At this point (Episode 4) the crew has not yet been subjected to the full force of their isolation. They still have food, though they have discovered that much of their stores was improperly canned (uh oh!), and they still have coal for the burners so they have not yet been subjected to the full force of the arctic winter yet. But all is not safe, as there is a mega predator prowling the stranded ships, and is ambushing the crew. Much mauling has taken place. After watching the series, I have come to recognize what Simmons recognized. Watching men freeze and starve isn’t the most exciting drama, though it is tragic… so let’s spice it up with a monster! Add some urgency to the situation. The beast is huge. The beast is fast. And the beast has a wicked sense of dark humor. It assembled the remains of two men he killed by depositing the top half of one man on top of the lower half of another. How’s that for a welcome wagon?
But, here’s the rub. We haven’t SEEN much of the monster yet. And this has the potential to frustrated horror fans, I’m sure. Four episodes in, we’ve seen it bounding around in the distance, and you briefly see a monstrous claw, and you see the men get dismembered… but so far it’s a bit intangible. The crew suspects it might be a big polar bear, though, by episode 4, it’s clearly something more than that. I am loving most everything about this show, but I’m getting desperate to see the beast!
Is the show scary? Yes. But, I’m probably not the best one to evaluate the amount of scary, since I have all the foreshadowing of the book, so I’m keen to know what’s coming. The execution has been impeccable, and the building of the dread is palpable. The context of being trapped and isolated is pervasive and constricting. I am both looking forward to, and dreading what’s coming in the upcoming episodes, and it shouldn’t come as a big surprise, but it will be brutal. The Franklin Expedition famously went down as one of the great British disasters in history.

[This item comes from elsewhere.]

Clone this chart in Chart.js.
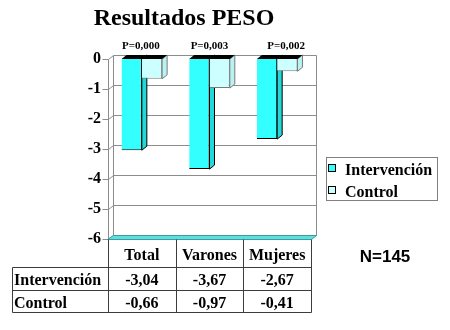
<!DOCTYPE html>
<html>
<head>
<meta charset="utf-8">
<script src="https://cdn.jsdelivr.net/npm/chart.js@4/dist/chart.umd.min.js"></script>
<style>
  html, body { margin: 0; padding: 0; background: #fff; }
  #c { display: block; }
</style>
</head>
<body>
<canvas id="c" width="450" height="330"></canvas>
<script>
// Weight change by group (kg)
const categories = ['Total', 'Varones', 'Mujeres'];
const seriesNames = ['Intervención', 'Control'];
const intervencion = [-3.04, -3.67, -2.67];
const control = [-0.66, -0.97, -0.41];
const pValues = ['P=0,000', 'P=0,003', 'P=0,002'];
const yTicks = [0, -1, -2, -3, -4, -5, -6];
const titleText = 'Resultados PESO';
const sampleText = 'N=145';

const COLORS = {
  interv: '#33ffff', intervSide: '#22d8d8', intervEdge: '#000000',
  ctrl: '#ccffff', ctrlSide: '#b9f2f2', ctrlEdge: '#7a7a7a',
  grid: '#8c8c8c', floor: '#5fdede', floorEdge: '#3a9e9e', table: '#3c3c3c'
};
const SERIF = '"Liberation Serif", "Times New Roman", serif';
const SANS = '"Liberation Sans", Arial, sans-serif';
const DX = 5, DY = 4;   // depth offset of the 3D walls and bar sides

const fmt = v => v.toFixed(2).replace('.', ',');

// Walls, gridlines, floor and the depth faces of the bars
const depthPlugin = {
  id: 'depth',
  beforeDatasetsDraw(chart) {
    const { ctx, chartArea: a, scales: { y } } = chart;
    ctx.save();
    ctx.lineWidth = 1;
    ctx.strokeStyle = COLORS.grid;
    const L = Math.round(a.left) + 0.5, R = Math.round(a.right) + 0.5;
    const T = Math.round(y.getPixelForValue(0)) + 0.5;
    const B = Math.round(y.getPixelForValue(-6)) + 0.5;
    yTicks.forEach(v => {
      const py = Math.round(y.getPixelForValue(v)) + 0.5;
      ctx.beginPath();
      ctx.moveTo(L - 6, py);
      ctx.lineTo(L, py);
      ctx.lineTo(L + DX, py - DY);
      ctx.lineTo(R + DX, py - DY);
      ctx.stroke();
    });
    ctx.beginPath();
    ctx.moveTo(L, T); ctx.lineTo(L, B);
    ctx.moveTo(L + DX, T - DY); ctx.lineTo(L + DX, B - DY);
    ctx.moveTo(R + DX, T - DY); ctx.lineTo(R + DX, B - DY);
    ctx.stroke();

    // floor slab
    ctx.beginPath();
    ctx.moveTo(L - 1, B); ctx.lineTo(R, B);
    ctx.lineTo(R + DX, B - DY); ctx.lineTo(L + DX, B - DY);
    ctx.closePath();
    ctx.fillStyle = COLORS.floor; ctx.fill();
    ctx.strokeStyle = COLORS.floorEdge; ctx.stroke();

    // side and top faces of the bars
    const faces = [
      { meta: chart.getDatasetMeta(0), side: COLORS.intervSide, edge: COLORS.intervEdge },
      { meta: chart.getDatasetMeta(1), side: COLORS.ctrlSide, edge: COLORS.ctrlEdge }
    ];
    faces.forEach(f => {
      f.meta.data.forEach(bar => {
        const x2 = bar.x + bar.width / 2;
        const top = bar.base, bot = bar.y;
        ctx.beginPath();
        ctx.moveTo(x2, top);
        ctx.lineTo(x2 + DX, top - DY);
        ctx.lineTo(x2 + DX, bot - DY);
        ctx.lineTo(x2, bot);
        ctx.closePath();
        ctx.fillStyle = f.side; ctx.fill();
        ctx.strokeStyle = f.edge; ctx.stroke();
      });
    });
    faces.forEach(f => {
      f.meta.data.forEach(bar => {
        const x1 = bar.x - bar.width / 2, x2 = bar.x + bar.width / 2;
        const top = bar.base;
        ctx.beginPath();
        ctx.moveTo(x1, top);
        ctx.lineTo(x2, top);
        ctx.lineTo(x2 + DX, top - DY);
        ctx.lineTo(x1 + DX, top - DY);
        ctx.closePath();
        ctx.fillStyle = '#000'; ctx.fill();
      });
    });
    ctx.restore();
  },
  afterDraw(chart) {
    const { ctx, chartArea: a, scales: { x } } = chart;
    ctx.save();
    ctx.fillStyle = '#000';
    ctx.textBaseline = 'alphabetic';

    // title
    ctx.textAlign = 'center';
    ctx.font = 'bold 24px ' + SERIF;
    ctx.fillText(titleText, 184, 25);

    // significance labels above each group
    const pShift = [-1, 0, 9];
    ctx.font = 'bold 11px ' + SERIF;
    pValues.forEach((p, i) => ctx.fillText(p, x.getPixelForValue(i) + pShift[i], 49));

    // data table
    const cw = (a.right - a.left) / categories.length;
    const top = Math.round(a.bottom) + 0.5;
    const rows = [267.5, 290.5, 312.5];
    ctx.strokeStyle = COLORS.table;
    ctx.lineWidth = 1;
    ctx.beginPath();
    rows.forEach(ry => { ctx.moveTo(12.5, ry); ctx.lineTo(Math.round(a.right) + 0.5, ry); });
    ctx.moveTo(12.5, rows[0]); ctx.lineTo(12.5, rows[2]);
    for (let k = 0; k <= categories.length; k++) {
      const cx = Math.round(a.left + k * cw) + 0.5;
      ctx.moveTo(cx, top); ctx.lineTo(cx, rows[2]);
    }
    ctx.stroke();

    ctx.font = 'bold 16px ' + SERIF;
    ctx.textAlign = 'center';
    categories.forEach((c, i) => {
      const cx = x.getPixelForValue(i);
      ctx.fillText(c, cx, 260);
      ctx.fillText(fmt(intervencion[i]), cx, 285);
      ctx.fillText(fmt(control[i]), cx, 308);
    });
    ctx.textAlign = 'left';
    ctx.fillText(seriesNames[0], 14, 285);
    ctx.fillText(seriesNames[1], 14, 308);

    // legend
    ctx.strokeStyle = '#808080';
    ctx.strokeRect(326.5, 157.5, 111, 43);
    const swatches = [COLORS.interv, COLORS.ctrl];
    const ys = [175, 197];
    seriesNames.forEach((n, i) => {
      ctx.fillStyle = swatches[i];
      ctx.fillRect(328.5, ys[i] - 10.5, 7, 7);
      ctx.strokeStyle = '#000';
      ctx.strokeRect(328.5, ys[i] - 10.5, 7, 7);
      ctx.fillStyle = '#000';
      ctx.font = 'bold 16px ' + SERIF;
      ctx.fillText(n, 345, ys[i]);
    });

    // sample size
    ctx.textAlign = 'center';
    ctx.font = 'bold 17px ' + SANS;
    ctx.fillText(sampleText, 385, 262);
    ctx.restore();
  }
};

new Chart(document.getElementById('c'), {
  type: 'bar',
  data: {
    labels: categories,
    datasets: [
      {
        label: seriesNames[0], data: intervencion,
        backgroundColor: COLORS.interv, borderColor: COLORS.intervEdge,
        borderWidth: { top: 0, right: 1, bottom: 1, left: 0 }, borderSkipped: false,
        categoryPercentage: 0.6, barPercentage: 1.0
      },
      {
        label: seriesNames[1], data: control,
        backgroundColor: COLORS.ctrl, borderColor: COLORS.ctrlEdge,
        borderWidth: { top: 0, right: 1, bottom: 1, left: 0 }, borderSkipped: false,
        categoryPercentage: 0.6, barPercentage: 1.0
      }
    ]
  },
  options: {
    responsive: false,
    animation: false,
    devicePixelRatio: 1,
    layout: { padding: { top: 59, right: 139, bottom: 91, left: 0 } },
    plugins: { legend: { display: false }, tooltip: { enabled: false }, title: { display: false } },
    scales: {
      x: { display: false, offset: true },
      y: {
        min: -6, max: 0,
        afterFit(s) { s.width = 108; },
        grid: { display: false, drawTicks: false },
        border: { display: false },
        ticks: {
          stepSize: 1, padding: 7, color: '#000',
          font: { family: SERIF, weight: 'bold', size: 16 }
        }
      }
    }
  },
  plugins: [depthPlugin]
});
</script>
</body>
</html>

This show was tailor-made for me, and really, who doesn’t love watching men come down with scurvy! Good times! I would say that the show, like the Walking Dead, is pretty close to the source material, but the editorial decisions to consolidate the story are clearly evident, but necessary so as not to bog the audience down with naval exposition. If you’re not a fan of historical counter-fiction, and period piece drama, this might not appeal to you, but I promise you this… if the monster reveal is as good as I am hoping it to be, I’ll give it the fifth star.